Google, which already offers a suite of e-mail, Web and other software products that compete with Microsoft, said on Tuesday it would launch a new operating system that will initially be targeted at netbooks.

Called the Google Chrome Operating System, the new software will be in netbooks for consumers in the second half of 2010, Google said in a blog post, adding that it was working with multiple manufacturers.

Netbooks are low-cost notebook PCs optimized for Internet surfing and other Web-based applications.

“It’s been part of their culture to go after and remove Microsoft as a major holder of technology, and this is part of their strategy to do it,” said Rob Enderle, principal analyst at Enderle Group. “This could be very disruptive. If they can execute, Microsoft is vulnerable to an attack like this, and they know it,” he said.

Google and Microsoft have often locked horns over the years in a variety of markets, from Internet search to mobile software. It remains to be seen if Google can take market share away from Microsoft on its home turf, with Windows currently installed in more than 90 percent of the world’s PCs.

The news comes as executives from the world’s biggest technology and media companies, including Google and Microsoft, gather in Sun Valley, Idaho for an annual conference organized by boutique investment bank Allen & Co.

Key to success will be whether Google can lock in partnerships with PC makers, such as Hewlett-Packard Co and Dell Inc, which currently offer Windows on most of their product lines.

HP, the world’s largest PC brand, declined to confirm if it would sell PCs running on the new operating system.

“We are looking into it,” said HP spokeswoman Marlene Somsak, referring to the operating system. “We want to understand all the different operating systems available to customers, and will assess the impact of Chrome on the computer and communications industry.”

Google’s Chrome Internet browser, launched in late 2008, remains a distant fourth in the Web browser market, with a 1.2 percent share in February, according to market research firm Net Applications. Microsoft’s Internet Explorer continues to dominate with nearly 70 percent.


The new Chrome OS is expected to work well with many of the company’s popular software applications, such as Gmail, Google Calendar and Google Maps.

It will be fast and lightweight, enabling users to access the Web in a few seconds, Google said. The new OS is based on open-source Linux code, which allows third-party developers to design compatible applications.

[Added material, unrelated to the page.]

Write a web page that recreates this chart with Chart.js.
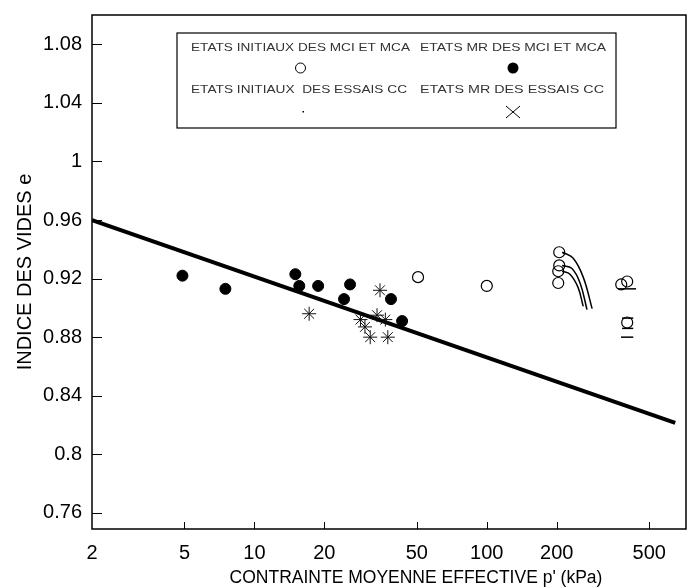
<!DOCTYPE html>
<html>
<head>
<meta charset="utf-8">
<script src="https://cdn.jsdelivr.net/npm/chart.js@4.4.1/dist/chart.umd.min.js"></script>
<style>
html, body { margin: 0; padding: 0; background: #fff; }
#wrap { width: 689px; height: 588px; }
</style>
</head>
<body>
<div id="wrap"><canvas id="chart" width="689" height="588"></canvas></div>
<script>
// etats MR des MCI et MCA (points pleins)
const mrMciX = [4.9, 7.5, 15.0, 15.6, 18.8, 24.3, 25.8, 38.7, 43.2];
const mrMciY = [0.922, 0.913, 0.923, 0.915, 0.915, 0.906, 0.916, 0.906, 0.891];

// etats initiaux des MCI et MCA (cercles vides)
const initMciX = [50.6, 100, 205, 205, 203, 203, 379, 402, 402];
const initMciY = [0.921, 0.915, 0.938, 0.929, 0.925, 0.917, 0.916, 0.918, 0.890];

// etats MR des essais CC (croix)
const mrCcX = [17.2, 34.7, 33.7, 29.9, 28.6, 36.6, 31.5, 37.5];
const mrCcY = [0.896, 0.912, 0.895, 0.887, 0.892, 0.892, 0.880, 0.880];

// droite d'etat critique
const lineX = [2, 647];
const lineY = [0.96, 0.8215];

// chemins partant des etats a 200 kPa
const path1X = [211, 235, 260, 284];
const path1Y = [0.938, 0.934, 0.921, 0.8995];
const path2X = [211, 232, 252, 270];
const path2Y = [0.929, 0.927, 0.917, 0.8988];
const path3X = [211, 228, 247, 260];
const path3Y = [0.925, 0.923, 0.914, 0.901];

// petits traits horizontaux vers 400 kPa
const barFrom = [367, 382, 382, 378];
const barTo = [439, 427, 427, 427];
const barY = [0.913, 0.893, 0.886, 0.880];

const xTicks = [2, 5, 10, 20, 50, 100, 200, 500];
const yTicks = [0.76, 0.8, 0.84, 0.88, 0.92, 0.96, 1, 1.04, 1.08];

const legendTexts = [
    'ETATS INITIAUX DES MCI ET MCA', 'ETATS MR DES MCI ET MCA',
    'ETATS INITIAUX  DES ESSAIS CC', 'ETATS MR DES ESSAIS CC'
];
const xTitle = "CONTRAINTE MOYENNE EFFECTIVE p' (kPa)";
const yTitle = 'INDICE DES VIDES e';

const FONT = "'Liberation Sans', Arial, sans-serif";
const toPts = (xs, ys) => xs.map((x, i) => ({ x: x, y: ys[i] }));

const pathSet = (xs, ys) => ({
    data: toPts(xs, ys), showLine: true, pointRadius: 0,
    borderColor: '#000', borderWidth: 1.5, tension: 0.4
});

const datasets = [
    {
        data: toPts(mrMciX, mrMciY), pointRadius: 5.5, pointStyle: 'circle',
        backgroundColor: '#000', borderColor: '#000'
    },
    {
        data: toPts(initMciX, initMciY), pointRadius: 5.5, pointStyle: 'circle',
        backgroundColor: 'rgba(255,255,255,0)', borderColor: '#000', borderWidth: 1.2
    },
    {
        data: toPts(mrCcX, mrCcY), pointRadius: 7, pointStyle: 'star',
        borderColor: '#111', borderWidth: 1
    },
    pathSet(path1X, path1Y),
    pathSet(path2X, path2Y),
    pathSet(path3X, path3Y)
];
barY.forEach((y, i) => {
    datasets.push({
        data: [{ x: barFrom[i], y: y }, { x: barTo[i], y: y }],
        showLine: true, pointRadius: 0, borderColor: '#000', borderWidth: 1.5
    });
});
datasets.push({
    data: toPts(lineX, lineY), showLine: true, pointRadius: 0,
    borderColor: '#000', borderWidth: 4
});

// cadre + graduations vers l'interieur
const framePlugin = {
    id: 'frame',
    afterDraw(chart) {
        const ctx = chart.ctx;
        const a = chart.chartArea;
        const xs = chart.scales.x, ys = chart.scales.y;
        ctx.save();
        ctx.strokeStyle = '#000';
        ctx.lineWidth = 1.5;
        ctx.strokeRect(a.left, a.top, a.right - a.left, a.bottom - a.top);
        ctx.lineWidth = 1;
        ctx.beginPath();
        yTicks.forEach(v => {
            const py = Math.round(ys.getPixelForValue(v)) + 0.5;
            ctx.moveTo(a.left, py);
            ctx.lineTo(a.left + 10, py);
        });
        xTicks.slice(1).forEach(v => {
            const px = Math.round(xs.getPixelForValue(v)) + 0.5;
            ctx.moveTo(px, a.bottom);
            ctx.lineTo(px, a.bottom - 7);
        });
        ctx.stroke();

        ctx.fillStyle = '#000';
        ctx.font = '17.5px ' + FONT;
        ctx.textAlign = 'center';
        ctx.textBaseline = 'middle';
        ctx.fillText(xTitle, 416, 578);
        ctx.restore();
    }
};

// legende encadree, texte au-dessus du symbole
const legendPlugin = {
    id: 'boxLegend',
    afterDraw(chart) {
        const ctx = chart.ctx;
        const box = { l: 177, t: 33, r: 616, b: 128 };
        const cols = [191, 420];
        const widths = [219, 186, 216, 184];
        const rowsText = [48, 90];
        const rowsMark = [68, 112];
        ctx.save();
        ctx.strokeStyle = '#000';
        ctx.lineWidth = 1.2;
        ctx.strokeRect(box.l, box.t, box.r - box.l, box.b - box.t);
        ctx.fillStyle = '#333';
        ctx.font = '10px ' + FONT;
        ctx.textBaseline = 'middle';
        ctx.textAlign = 'left';
        legendTexts.forEach((t, i) => {
            const col = i % 2, row = Math.floor(i / 2);
            const w = ctx.measureText(t).width;
            ctx.save();
            ctx.translate(cols[col], rowsText[row]);
            ctx.scale(widths[i] / w, 1.1);
            ctx.fillText(t, 0, 0);
            ctx.restore();
        });
        const cx = [cols[0] + widths[0] / 2, cols[1] + widths[1] / 2];
        ctx.strokeStyle = '#000';
        ctx.lineWidth = 1;
        ctx.beginPath();
        ctx.arc(cx[0], rowsMark[0], 5, 0, Math.PI * 2);
        ctx.stroke();
        ctx.fillStyle = '#000';
        ctx.beginPath();
        ctx.arc(cx[1], rowsMark[0], 5.5, 0, Math.PI * 2);
        ctx.fill();
        ctx.fillRect(cx[0] + 2, rowsMark[1] - 1, 1.5, 1.5);
        ctx.beginPath();
        ctx.moveTo(cx[1] - 7, rowsMark[1] - 6);
        ctx.lineTo(cx[1] + 7, rowsMark[1] + 6);
        ctx.moveTo(cx[1] + 7, rowsMark[1] - 6);
        ctx.lineTo(cx[1] - 7, rowsMark[1] + 6);
        ctx.stroke();
        ctx.restore();
    }
};

new Chart(document.getElementById('chart'), {
    type: 'scatter',
    data: { datasets: datasets },
    plugins: [framePlugin, legendPlugin],
    options: {
        responsive: false,
        animation: false,
        events: [],
        layout: { autoPadding: false, padding: { top: 15, right: 3, left: 0, bottom: 0 } },
        plugins: { legend: { display: false }, tooltip: { enabled: false } },
        scales: {
            x: {
                type: 'logarithmic', min: 2, max: 720,
                afterBuildTicks: s => { s.ticks = xTicks.map(v => ({ value: v })); },
                afterFit: s => {
                    s.height = 59;
                    s.paddingLeft = 0; s.paddingRight = 0;
                },
                grid: { display: false, drawTicks: false },
                border: { display: false },
                ticks: {
                    padding: 12, color: '#000', autoSkip: false, maxRotation: 0,
                    font: { family: FONT, size: 20 },
                    callback: v => String(v)
                }
            },
            y: {
                min: 0.749, max: 1.1,
                afterBuildTicks: s => { s.ticks = yTicks.map(v => ({ value: v })); },
                afterFit: s => {
                    s.width = 92;
                    s.paddingTop = 0; s.paddingBottom = 0;
                },
                grid: { display: false, drawTicks: false },
                border: { display: false },
                ticks: {
                    padding: 10, color: '#000',
                    font: { family: FONT, size: 20 },
                    callback: v => String(v)
                },
                title: {
                    display: true, text: yTitle, color: '#000',
                    font: { family: FONT, size: 20 },
                    padding: { top: 13, bottom: 0 }
                }
            }
        }
    }
});
</script>
</body>
</html>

“The operating systems that browsers run on were designed in an era where there was no web,” Sundar Pichai, vice president of product management at Google, said in the blog post. The Chrome OS is “our attempt to re-think what operating systems should be.”

Google said Chrome OS was a new project, separate from its Android mobile operating software found in some smartphones. Acer Inc, the world’s No.3 PC brand, has already agreed to sell netbooks that run on Android to be released this quarter.

The new OS is designed to work with ARM and x86 chips, the main chip architectures in use in the market. Microsoft has previously said it would not support PCs running on ARM chips, allowing Google an opportunity to infiltrate that segment.

Charlene Li, partner at consulting company Altimeter Group, said Google’s new OS could initially appeal to consumers looking for a netbook-like device for Web surfing, rather than people who use desktop PCs for gaming or high-powered applications.

But eventually, the Google OS has the potential to scale up to larger, more powerful PCs, especially if it proves to run faster than Windows, she said.

Microsoft declines to say how much it charges PC brands for Windows, but most analysts estimate about $20 for the older XP system and at least $150 for the current Vista system.

Li added: “A benefit to the consumer is that the cost saving is passed on, not having to pay for an OS.”

“It’s clearly positioned as a shot across the bow of Microsoft,” she said.